**Task statement:** Restate the records that follow word for word; no pictures should appear.

**Rows from a dataset of charts and code:**
━━━

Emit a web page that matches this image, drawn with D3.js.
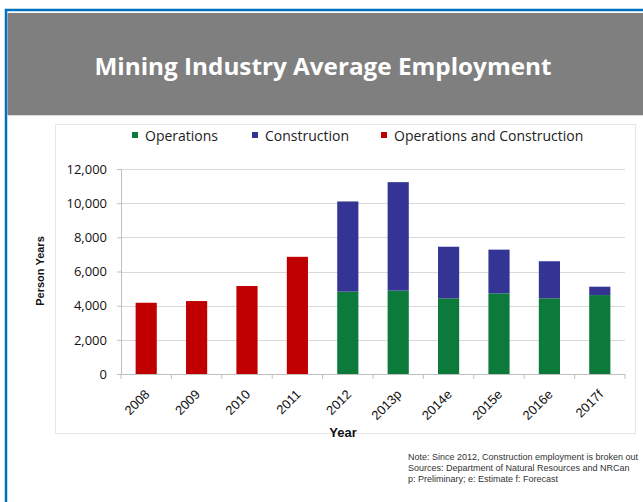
<!DOCTYPE html>
<html>
<head>
<meta charset="utf-8">
<script src="https://cdn.jsdelivr.net/npm/d3@7"></script>
<style>
  body { margin: 0; background: #fff; }
  svg { display: block; font-family: "Open Sans", sans-serif; }
</style>
</head>
<body>
<svg id="chart" width="643" height="502"></svg>
<script>
// data
var years = ['2008', '2009', '2010', '2011', '2012', '2013p', '2014e', '2015e', '2016e', '2017f'];
var operations = [0, 0, 0, 0, 4820, 4880, 4430, 4720, 4430, 4620];
var construction = [0, 0, 0, 0, 5280, 6350, 3020, 2560, 2170, 490];
var opsAndCons = [4170, 4270, 5150, 6860, 0, 0, 0, 0, 0, 0];
var yTicks = [0, 2000, 4000, 6000, 8000, 10000, 12000];
var seriesNames = ['Operations', 'Construction', 'Operations and Construction'];
var seriesColors = ['#0b7a3a', '#343495', '#c00000'];
var notes = [
  'Note:  Since 2012, Construction employment is broken out',
  'Sources: Department of Natural Resources and NRCan',
  'p: Preliminary; e: Estimate f: Forecast'
];

var svg = d3.select('#chart');

// slide frame
svg.append('rect').attr('x', 6).attr('y', 10).attr('width', 640).attr('height', 495)
  .attr('fill', 'none').attr('stroke', '#0070c0').attr('stroke-width', 2.5);
svg.append('rect').attr('x', 7.5).attr('y', 13).attr('width', 640).attr('height', 102).attr('fill', '#7f7f7f');
svg.append('line').attr('x1', 7.5).attr('x2', 643).attr('y1', 115.5).attr('y2', 115.5).attr('stroke', '#d8d8d8');
svg.append('text').attr('x', 323).attr('y', 75).attr('text-anchor', 'middle')
  .attr('fill', '#fff').style('font-size', '24px').style('font-weight', 'bold')
  .attr('textLength', 457).attr('lengthAdjust', 'spacingAndGlyphs')
  .text('Mining Industry Average Employment');

// chart box
svg.append('rect').attr('x', 55.5).attr('y', 124.5).attr('width', 580).attr('height', 309)
  .attr('fill', '#fff').attr('stroke', '#e6e6e6');

var margin = {left: 121, right: 625, top: 169, bottom: 374};
var x = d3.scaleBand().domain(years).range([margin.left, margin.right]).paddingInner(0.58).paddingOuter(0.29);
var y = d3.scaleLinear().domain([0, 12000]).range([margin.bottom, margin.top]);

// grid
svg.append('g').selectAll('line').data(yTicks.slice(1)).join('line')
  .attr('x1', margin.left).attr('x2', margin.right)
  .attr('y1', function(d){ return Math.round(y(d)) + 0.5; })
  .attr('y2', function(d){ return Math.round(y(d)) + 0.5; })
  .attr('stroke', '#d9d9d9').attr('stroke-width', 1.2);

// y axis
var yAxis = svg.append('g').attr('transform', 'translate(' + margin.left + ',0)')
  .call(d3.axisLeft(y).tickValues(yTicks).tickFormat(d3.format(',')).tickSize(4).tickPadding(10));
yAxis.select('.domain').attr('stroke', '#bfbfbf');
yAxis.selectAll('.tick line').attr('stroke', '#bfbfbf');
yAxis.selectAll('text').style('font-size', '13px').style('font-family', '"Open Sans", sans-serif').attr('fill', '#111');

// stacked bars
var rows = years.map(function(yr, i){
  return {year: yr, Operations: operations[i], Construction: construction[i], 'Operations and Construction': opsAndCons[i]};
});
var stack = d3.stack().keys(seriesNames)(rows);
svg.append('g').selectAll('g').data(stack).join('g')
  .attr('fill', function(d, i){ return seriesColors[i]; })
  .selectAll('rect').data(function(d){ return d.filter(function(p){ return p[1] > p[0]; }); }).join('rect')
  .attr('x', function(d){ return x(d.data.year); })
  .attr('width', x.bandwidth())
  .attr('y', function(d){ return y(d[1]); })
  .attr('height', function(d){ return y(d[0]) - y(d[1]); });

// x axis with ticks between categories
var xg = svg.append('g');
xg.append('line').attr('x1', margin.left).attr('x2', margin.right)
  .attr('y1', margin.bottom + 0.5).attr('y2', margin.bottom + 0.5).attr('stroke', '#bfbfbf');
var bounds = d3.range(years.length + 1).map(function(i){ return margin.left + i * (margin.right - margin.left) / years.length; });
xg.selectAll('line.tk').data(bounds).join('line').attr('class', 'tk')
  .attr('x1', function(d){ return d; }).attr('x2', function(d){ return d; })
  .attr('y1', margin.bottom).attr('y2', margin.bottom + 5).attr('stroke', '#bfbfbf');
xg.selectAll('text').data(years).join('text')
  .attr('transform', function(d){ return 'translate(' + (x(d) + x.bandwidth() / 2 + 1) + ',' + (margin.bottom + 18) + ') rotate(-45)'; })
  .attr('text-anchor', 'end').attr('dy', '0.35em')
  .style('font-size', '13px').style('font-family', '"Liberation Sans", Arial, sans-serif').attr('fill', '#111')
  .text(function(d){ return d; });

// axis titles
svg.append('text').attr('x', 343).attr('y', 437).attr('text-anchor', 'middle')
  .style('font-size', '13px').style('font-weight', 'bold').attr('fill', '#111')
  .style('font-family', '"Liberation Sans", Arial, sans-serif').text('Year');
svg.append('text').attr('transform', 'translate(44,271) rotate(-90)').attr('text-anchor', 'middle')
  .style('font-size', '11px').style('font-weight', 'bold').attr('fill', '#111')
  .style('font-family', '"Liberation Sans", Arial, sans-serif').text('Person Years');

// legend
var legendX = [132, 252, 381];
var lg = svg.append('g').selectAll('g').data(seriesNames).join('g')
  .attr('transform', function(d, i){ return 'translate(' + legendX[i] + ',132)'; });
lg.append('rect').attr('width', 6).attr('height', 6).attr('fill', function(d, i){ return seriesColors[i]; });
lg.append('text').attr('x', 13).attr('y', 4).attr('dy', '0.35em')
  .style('font-size', '14px').attr('fill', '#222').text(function(d){ return d; });

// notes
svg.append('g').selectAll('text').data(notes).join('text')
  .attr('x', 408).attr('y', function(d, i){ return 460 + i * 11; })
  .style('font-size', '9px').style('font-family', '"Liberation Sans", Arial, sans-serif')
  .attr('fill', '#333').text(function(d){ return d; });
</script>
</body>
</html>
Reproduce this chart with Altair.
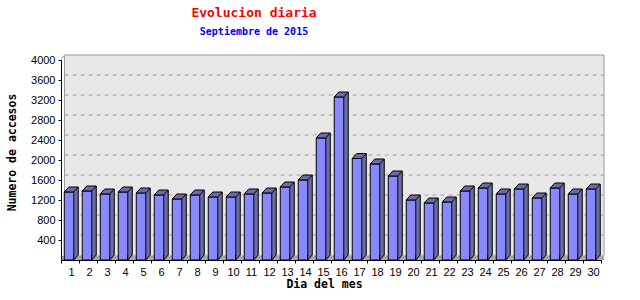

━━━

**Solution to this task:**
Emit a web page that matches this image, drawn with D3.js.
<!DOCTYPE html>
<html>
<head>
<meta charset="utf-8">
<script src="https://cdn.jsdelivr.net/npm/d3@7"></script>
<style>
  body { margin: 0; background: #fff; }
  svg { display: block; font-family: "Open Sans", sans-serif; }
</style>
</head>
<body>
<svg id="chart" width="643" height="502"></svg>
<script>
// data
var years = ['2008', '2009', '2010', '2011', '2012', '2013p', '2014e', '2015e', '2016e', '2017f'];
var operations = [0, 0, 0, 0, 4820, 4880, 4430, 4720, 4430, 4620];
var construction = [0, 0, 0, 0, 5280, 6350, 3020, 2560, 2170, 490];
var opsAndCons = [4170, 4270, 5150, 6860, 0, 0, 0, 0, 0, 0];
var yTicks = [0, 2000, 4000, 6000, 8000, 10000, 12000];
var seriesNames = ['Operations', 'Construction', 'Operations and Construction'];
var seriesColors = ['#0b7a3a', '#343495', '#c00000'];
var notes = [
  'Note:  Since 2012, Construction employment is broken out',
  'Sources: Department of Natural Resources and NRCan',
  'p: Preliminary; e: Estimate f: Forecast'
];

var svg = d3.select('#chart');

// slide frame
svg.append('rect').attr('x', 6).attr('y', 10).attr('width', 640).attr('height', 495)
  .attr('fill', 'none').attr('stroke', '#0070c0').attr('stroke-width', 2.5);
svg.append('rect').attr('x', 7.5).attr('y', 13).attr('width', 640).attr('height', 102).attr('fill', '#7f7f7f');
svg.append('line').attr('x1', 7.5).attr('x2', 643).attr('y1', 115.5).attr('y2', 115.5).attr('stroke', '#d8d8d8');
svg.append('text').attr('x', 323).attr('y', 75).attr('text-anchor', 'middle')
  .attr('fill', '#fff').style('font-size', '24px').style('font-weight', 'bold')
  .attr('textLength', 457).attr('lengthAdjust', 'spacingAndGlyphs')
  .text('Mining Industry Average Employment');

// chart box
svg.append('rect').attr('x', 55.5).attr('y', 124.5).attr('width', 580).attr('height', 309)
  .attr('fill', '#fff').attr('stroke', '#e6e6e6');

var margin = {left: 121, right: 625, top: 169, bottom: 374};
var x = d3.scaleBand().domain(years).range([margin.left, margin.right]).paddingInner(0.58).paddingOuter(0.29);
var y = d3.scaleLinear().domain([0, 12000]).range([margin.bottom, margin.top]);

// grid
svg.append('g').selectAll('line').data(yTicks.slice(1)).join('line')
  .attr('x1', margin.left).attr('x2', margin.right)
  .attr('y1', function(d){ return Math.round(y(d)) + 0.5; })
  .attr('y2', function(d){ return Math.round(y(d)) + 0.5; })
  .attr('stroke', '#d9d9d9').attr('stroke-width', 1.2);

// y axis
var yAxis = svg.append('g').attr('transform', 'translate(' + margin.left + ',0)')
  .call(d3.axisLeft(y).tickValues(yTicks).tickFormat(d3.format(',')).tickSize(4).tickPadding(10));
yAxis.select('.domain').attr('stroke', '#bfbfbf');
yAxis.selectAll('.tick line').attr('stroke', '#bfbfbf');
yAxis.selectAll('text').style('font-size', '13px').style('font-family', '"Open Sans", sans-serif').attr('fill', '#111');

// stacked bars
var rows = years.map(function(yr, i){
  return {year: yr, Operations: operations[i], Construction: construction[i], 'Operations and Construction': opsAndCons[i]};
});
var stack = d3.stack().keys(seriesNames)(rows);
svg.append('g').selectAll('g').data(stack).join('g')
  .attr('fill', function(d, i){ return seriesColors[i]; })
  .selectAll('rect').data(function(d){ return d.filter(function(p){ return p[1] > p[0]; }); }).join('rect')
  .attr('x', function(d){ return x(d.data.year); })
  .attr('width', x.bandwidth())
  .attr('y', function(d){ return y(d[1]); })
  .attr('height', function(d){ return y(d[0]) - y(d[1]); });

// x axis with ticks between categories
var xg = svg.append('g');
xg.append('line').attr('x1', margin.left).attr('x2', margin.right)
  .attr('y1', margin.bottom + 0.5).attr('y2', margin.bottom + 0.5).attr('stroke', '#bfbfbf');
var bounds = d3.range(years.length + 1).map(function(i){ return margin.left + i * (margin.right - margin.left) / years.length; });
xg.selectAll('line.tk').data(bounds).join('line').attr('class', 'tk')
  .attr('x1', function(d){ return d; }).attr('x2', function(d){ return d; })
  .attr('y1', margin.bottom).attr('y2', margin.bottom + 5).attr('stroke', '#bfbfbf');
xg.selectAll('text').data(years).join('text')
  .attr('transform', function(d){ return 'translate(' + (x(d) + x.bandwidth() / 2 + 1) + ',' + (margin.bottom + 18) + ') rotate(-45)'; })
  .attr('text-anchor', 'end').attr('dy', '0.35em')
  .style('font-size', '13px').style('font-family', '"Liberation Sans", Arial, sans-serif').attr('fill', '#111')
  .text(function(d){ return d; });

// axis titles
svg.append('text').attr('x', 343).attr('y', 437).attr('text-anchor', 'middle')
  .style('font-size', '13px').style('font-weight', 'bold').attr('fill', '#111')
  .style('font-family', '"Liberation Sans", Arial, sans-serif').text('Year');
svg.append('text').attr('transform', 'translate(44,271) rotate(-90)').attr('text-anchor', 'middle')
  .style('font-size', '11px').style('font-weight', 'bold').attr('fill', '#111')
  .style('font-family', '"Liberation Sans", Arial, sans-serif').text('Person Years');

// legend
var legendX = [132, 252, 381];
var lg = svg.append('g').selectAll('g').data(seriesNames).join('g')
  .attr('transform', function(d, i){ return 'translate(' + legendX[i] + ',132)'; });
lg.append('rect').attr('width', 6).attr('height', 6).attr('fill', function(d, i){ return seriesColors[i]; });
lg.append('text').attr('x', 13).attr('y', 4).attr('dy', '0.35em')
  .style('font-size', '14px').attr('fill', '#222').text(function(d){ return d; });

// notes
svg.append('g').selectAll('text').data(notes).join('text')
  .attr('x', 408).attr('y', function(d, i){ return 460 + i * 11; })
  .style('font-size', '9px').style('font-family', '"Liberation Sans", Arial, sans-serif')
  .attr('fill', '#333').text(function(d){ return d; });
</script>
</body>
</html>
Reproduce this chart with Altair.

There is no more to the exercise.